Но хотя бы вышеупомянутые чудские могилы и были позднейшего монгольского или киргизского происхождения, чего доселе нельзя еще решить, предания и многие названия местностей, заимствованные из финских языков, доказывают, что финские народы во время оно проходили через эти степи. Еще более следов оставили здесь самоеды; к немалому моему изумлению, почти все родовые названия койбальских татар чисто самоедские: так, я встретил у них, между прочим, и название Бай, которое приводил так часто, говоря о енисейских самоедах. Койбальское[173] племя в настоящее время совершенно отатарилось, та же участь, как слышал, постигла и немногих уцелевших маторов[174], между которыми восемь лет тому назад была еще одна слепая старуха, говорившая на своем родном языке. Многие старые татары рассказывают, что маторы и койбалы составляли некогда один народ, говорили одним языком и находились в близких сношениях с сойотами[175], у которых даже и в новейшие времена брали себе жен. Давно уже отатарившиеся арины в настоящее время составляют всего один улус из 60 человек, причисленный под названием Ара к Качинской управе. У татар сохранилось множество преданий о силе и богатстве древних аринов, о местах их жительства, об их битве со змеями и тому подобном. Пропускаю все это по необходимости ответить и на некоторые из вопросов, предложенных мне г. Кёппеном.
1. О запутанном и спорном отношении границ минусинских татар надеюсь сообщить точнейшие сведения впоследствии. Здесь упомяну только, что качинские татары соединились с красноярскими казаками, прогнали киргизов и заняли все их владения по обеим сторонам реки Юс.
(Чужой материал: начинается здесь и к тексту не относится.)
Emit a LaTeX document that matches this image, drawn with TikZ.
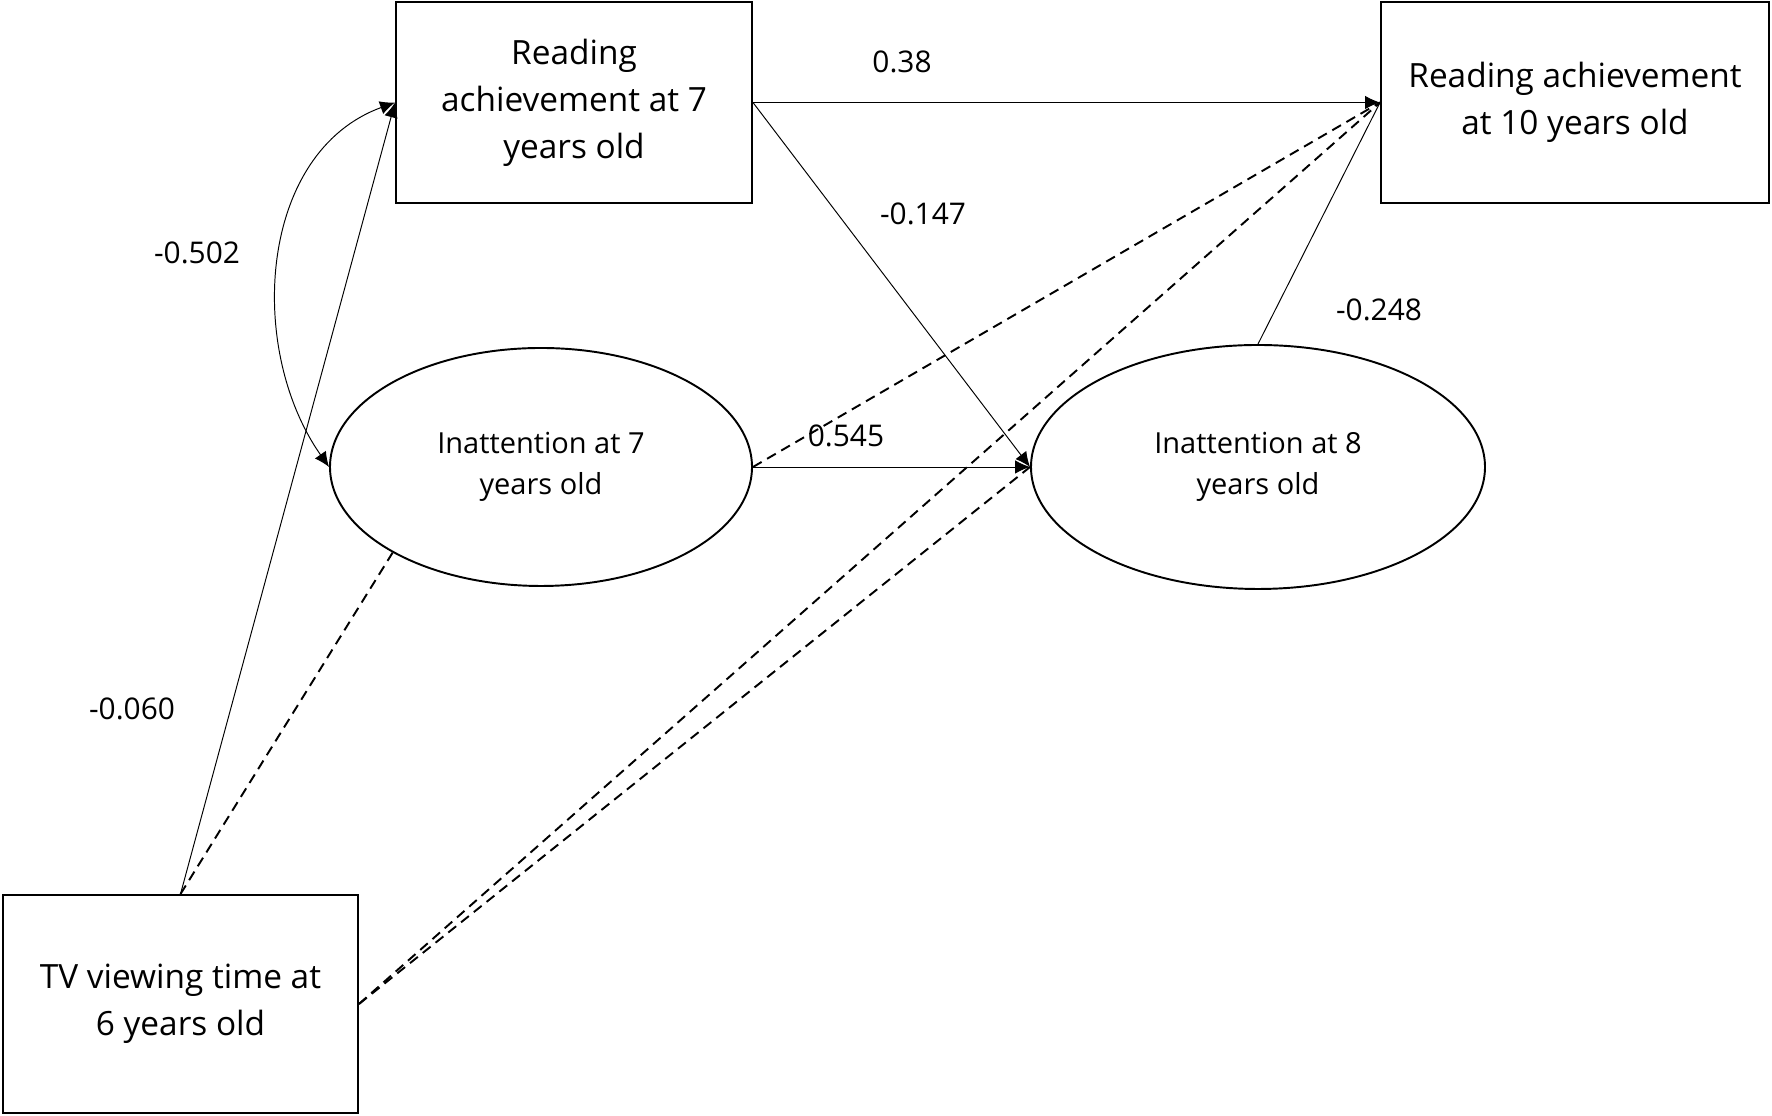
\documentclass[tikz,border=0pt]{standalone}
\usepackage{fontspec}
\setmainfont{Open Sans}
\usetikzlibrary{arrows.meta,shapes.geometric}
\begin{document}
\begin{tikzpicture}[
  box/.style={draw,line width=1.1pt,minimum width=#1,minimum height=4.02cm,align=center,font=\fontsize{19}{26.7}\selectfont},
  oval/.style={draw,ellipse,line width=1.1pt,align=center,font=\fontsize{16.5}{23}\selectfont},
  arr/.style={line width=0.55pt,-{Latex[length=0.3cm,width=0.27cm]}},
  dsh/.style={line width=1.1pt,dash pattern=on 5.7pt off 3.6pt},
  lbl/.style={font=\fontsize{17}{20}\selectfont}
]
\useasboundingbox (0,0) rectangle (35.44,22.32);
% boxes and ellipses
\node[box=7.12cm] (read7) at (11.48,20.27) {Reading\\achievement at 7\\years old};
\node[box=7.76cm] (read10) at (31.5,20.27) {Reading achievement\\at 10 years old};
\node[box=7.1cm,minimum height=4.36cm] (tv) at (3.61,2.24) {TV viewing time at\\6 years old};
\node[oval,minimum width=8.44cm,minimum height=4.76cm] (inat7) at (10.82,12.98) {Inattention at 7\\years old};
\node[oval,minimum width=9.08cm,minimum height=4.88cm] (inat8) at (25.16,12.98) {Inattention at 8\\years old};
% solid paths
\draw[arr] (read7.east) -- (read10.west);
\draw[arr] (read7.east) -- (inat8.west);
\draw[arr] (inat7.east) -- (inat8.west);
\draw[line width=0.55pt] (inat8.north) -- (read10.west);
\draw[arr] (tv.north) -- (read7.west);
\draw[line width=0.55pt,{Latex[length=0.3cm,width=0.27cm]}-{Latex[length=0.3cm,width=0.27cm]}] (read7.west) to[out=200,in=125] (inat7.west);
% dashed paths
\draw[dsh] (inat7.east) -- (read10.west);
\draw[dsh] (tv.north) -- (inat7.210);
\draw[dsh] (tv.east) -- (read10.west);
\draw[dsh] (tv.east) -- (inat8.west);
% coefficients
\node[lbl] at (18.04,21.08) {0.38};
\node[lbl] at (18.46,18.04) {-0.147};
\node[lbl] at (3.94,17.26) {-0.502};
\node[lbl] at (27.58,16.12) {-0.248};
\node[lbl] at (16.92,13.6) {0.545};
\node[lbl] at (2.64,8.14) {-0.060};
\end{tikzpicture}
\end{document}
Засим переселенцы, переходившие сюда мало-помалу из Томской губернии, заняли плодоносные степи к северу от Белого Юса. Вследствие этого качинский род разделился на две ветви, из коих одна осталась на реке Каче и в ее окрестностях, другая же, оттесненная кизильцами, перебралась в бесплодную степь между Белым Юсом и Абаканом и даже на юг от Абакана в страну койбалов. Эта южная ветвь — наибольшая из всех татарских племен Сибири (до 9436 душ), северная же совершенно обрусела.